Limpando com a vassoura

Tirando a poeira com um paninho.

Gilmara Sales Borges

7º ano

Expliquei como usar a imaginação para falar dos animais que não conhecemos, mas que são lindos bichinhos que de uma certa forma sempre estiveram perto da gente desde a pré-escola quando a professora desenhava aquele elefante ou aquele urso bonito. Abaixo uma poesia de um animal que os alunos nunca viram, mas conseguiram com o jogo das palavras e a imaginação criar uma poesia:

O elefante

Conversei com um elefante

Perguntei o que ele gosta de fazer

Me respondeu sorridente

Cheio de graça e contente

– Eu gosto é de comer.

Ana Paula Pereira da Silva

7º ano

Observemos que na primeira poesia a aluna descreveu detalhes do sapo, porque o conhece e assim a sua poesia ficou rica e bela. Na segunda poesia a aluna usou o recurso do imaginário, não descreveu o elefante, usou a palavra “elefante”, o sujeito da sua poesia, para brincar com o sujeito. A segunda poesia tem rima e musicalidade. Além de trazer várias imagens: uma menina conversando com um elefante, um elefante sorridente, um elefante comilão. Essa é a verdadeira poesia.
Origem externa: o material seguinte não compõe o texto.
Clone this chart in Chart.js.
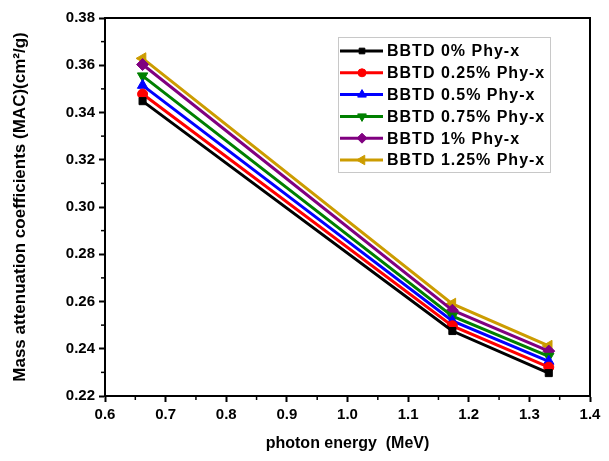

Não vou me deter a falar como ensinei o uso da imaginação e das palavras com sentido figurado. Direi apenas que os alunos escreviam o que pensavam e depois, juntos, brincávamos de inventar gestos e sentimentos às plantas e aos animais. Mais ou menos isso.

O que importa neste artigo é mostrar à criança que a poesia é o sentimento que há dentro da gente, é o nosso jeito de ver o mundo, é a explosão das nossas imagens em palavras que bailam no papel. E para poetizar é preciso permanecer dentro da poesia sempre, por isso o dever de conhecer aquilo de que se fala. Não ficamos nunca num lugar desconhecido. Não pintamos casas com tintas que nunca vimos, apenas ouvimos falar. Assim é a poesia, só é bem escrita quando é vivenciada, ou seja, sentida.

[1] RILKE, Rainer Maria. Cartas a um jovem poeta. São Paulo: Globo, 1999. p. 23.


* Rosângela Trajano é licenciada e bacharel em filosofia e mestra em literatura comparada.